Turnover and pretax profits (£m)

Last year the estate earned less from sales of investment properties

Source: Grosvenor report and accounts

Properties and net assets (£m)

Grosvenor’s properties have doubled in value over the past five years

Source: Grosvenor report and accounts

From EG 13 January 1900

The Grosvenor name originates with Hugh Lupus, the first Norman Earl of Chester. He was chief huntsman – Le Gros Veneur – to his uncle, William the Conqueror.

But the family’s London estate was acquired six centuries later through marriage. In 1677 the 21-year-old Sir Thomas Grosvenor, owner of the Eaton Estate in Cheshire, married 12-year-old Mary Davies, heiress to the Manor of Ebury. At the time, the manor was open fields and undrained marshland on the outskirts of the expanding City of London. It stretched from the Thames up to what is now Oxford Street.

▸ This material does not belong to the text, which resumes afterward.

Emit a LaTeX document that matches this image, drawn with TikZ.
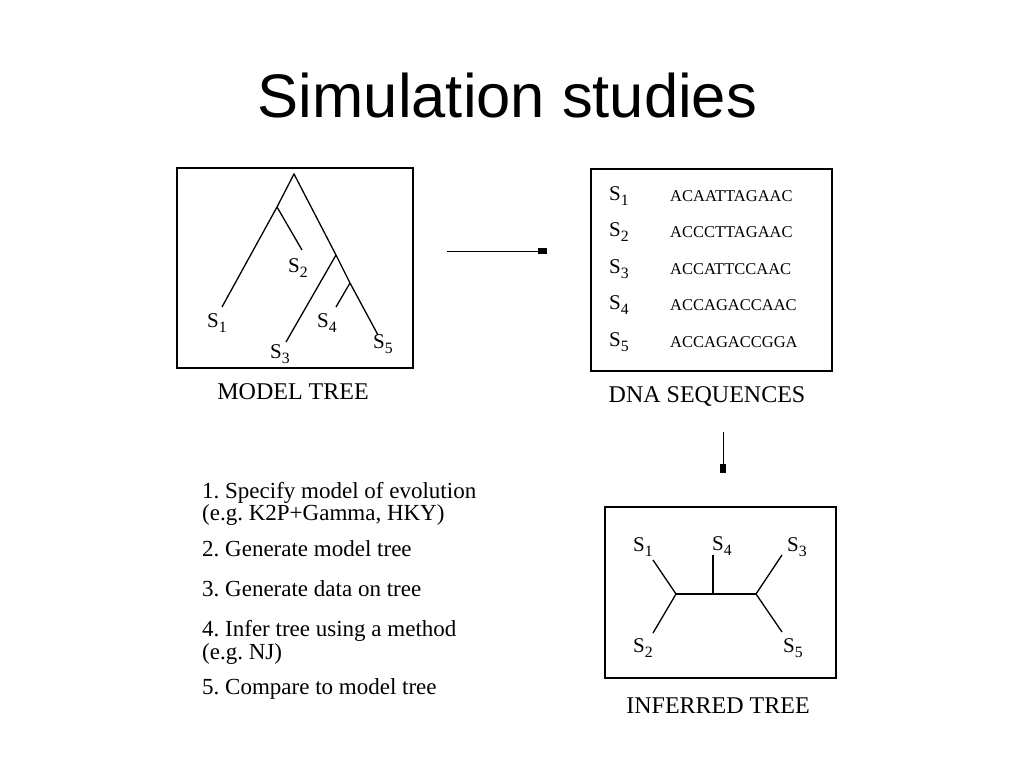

Today, one big sale aside, the estate is virtually intact: 40.5ha (100 acres) of Mayfair and 81ha (200 acres) in Belgravia.

Mary’s son, Sir Richard Grosvenor, started developing in Mayfair. Grosvenor Square, begun in 1725, was the largest and grandest the capital had seen. The marshlands of Belgravia did not get going until the early 1800s. Thomas Cundy, the estate surveyor, laid out the masterplan in the classic Georgian pattern of squares, streets and crescents.

The speculative builder Thomas Cubitt leased five fields in 1825 and started work. Being near the newly styled Buckingham Palace, it attracted the aristocratic and wealthy; it was only after the second world war that institutional and commercial uses began to move into the area.

Belgravia’s success spurred Cubitt to embark on an even larger scheme for Pimlico, again on Grosvenor land. But this part of the estate went to seed after troops were billeted there during the first world war. It was sold in 1952.

Unlike some other estates, Grosvenor did not suffer much from seeing its properties become slums in Victorian times, when the long leases meant landlords had little control over their buildings. However, it did redevelop rundown parts of Mayfair, building terracotta-and-brick shops, offices and artisans’ housing on Mount and Audley Streets.

Commercial uses gradually crept onto the estate, increasing its value. The second Duke of Westminster, who inherited in 1899, was said to have an income of £1 a minute. He extended the Grosvenor empire, buying estates in England and land overseas.

His death in 1953 triggered a then-staggering £20m of death duties. Farmland was sold, but the London estate was kept intact.

The first post-war building boom largely passed over the estate, but in 1971 it produced a novel and visionary strategy for Mayfair and Belgravia. The long-term plan tackled development, housing, employment, traffic and architectural issues. The emphasis was on conservation, keeping redevelopment and bigger commercial uses to the perimeter along Oxford Street and Buckingham Palace Road.

Since the war, the Grosvenor Estate has been run more like a business than a traditional landed interest. Today it is a company, owned by the Duke of Westminster and family trusts. The current Duke inherited the title in 1979.